Lost among the recent publicity for floating cities being initiated by the Seasteading Institute is news of an even more ambitious project, also with a potentially huge impact: a conceptual underwater city. Proposed by Japanese architectural and civil engineering firm Shimizu Corporation, Ocean Spiral is an underwater city that promises to harness the resources of the ocean to be entirely self-sufficient, as reported by Dezeen MINI Living magazine.
Composed of two main elements, the first being a 500-meter diameter spherical city, and the second being a spiral structure that will connect the city with a base station located on the ocean floor, Ocean Spiral is an incredibly ambitious project that I believe would go some way toward battling the deleterious effects of climate change, not to mention offer a new way of life for those of a more adventurous nature.

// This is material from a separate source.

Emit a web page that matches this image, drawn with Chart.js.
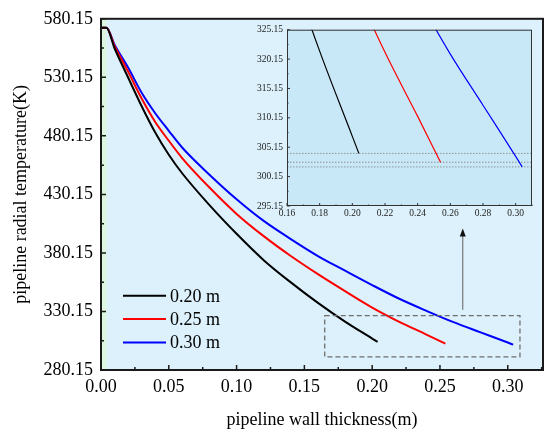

Included as part of the spherical city would be a tower accommodating homes and workspaces for up to 5,000 people, while the spiral structure connecting the city to the base would generate renewable energy using ocean thermal energy conversion (OTEC). The process of OTEC works by taking advantage of the temperature between the cooler deep seawater and warmer shallow seawater to power a generator that produces electricity.
In order to be self-sufficient, drinking water would be produced by reverse osmosis membrane desalination, in which high pressures found at the bottom of the ocean would be utilized to purify seawater. Further, food would be produced by creating large underwater farms, where fish and aquatic plants could be cultivated. In addition to providing its own food and water, Ocean Spiral would use its base station to excavate and cultivate untapped natural resources from the seabed. Finally, Shimizu Corporation believes that in the future it might be possible to convert carbon dioxide into methane using micro-organisms that live on the seabed, thus providing an additional energy source for the city.
An idea developed during the last three years through a partnership by Shimizu Corporation, Tokyo University, and the Japan Agency for Marine-Earth Science and Technology, Ocean Spiral is predicted to take five years to build and cost around $28 billion. Although Shimizu Corporation claims Ocean Spiral could be built by 2030, there remain numerous hurdles for the company to climb, not the least of which include environmental, political, financial, and logistical challenges. Nonetheless, I am genuinely fascinated by this idea and always welcome new ways of tackling both climate change and offering a new way of life for people on Earth. Indeed, the challenges we face in the coming years require us to think outside the box and come up with newer, more creative, more innovative solutions.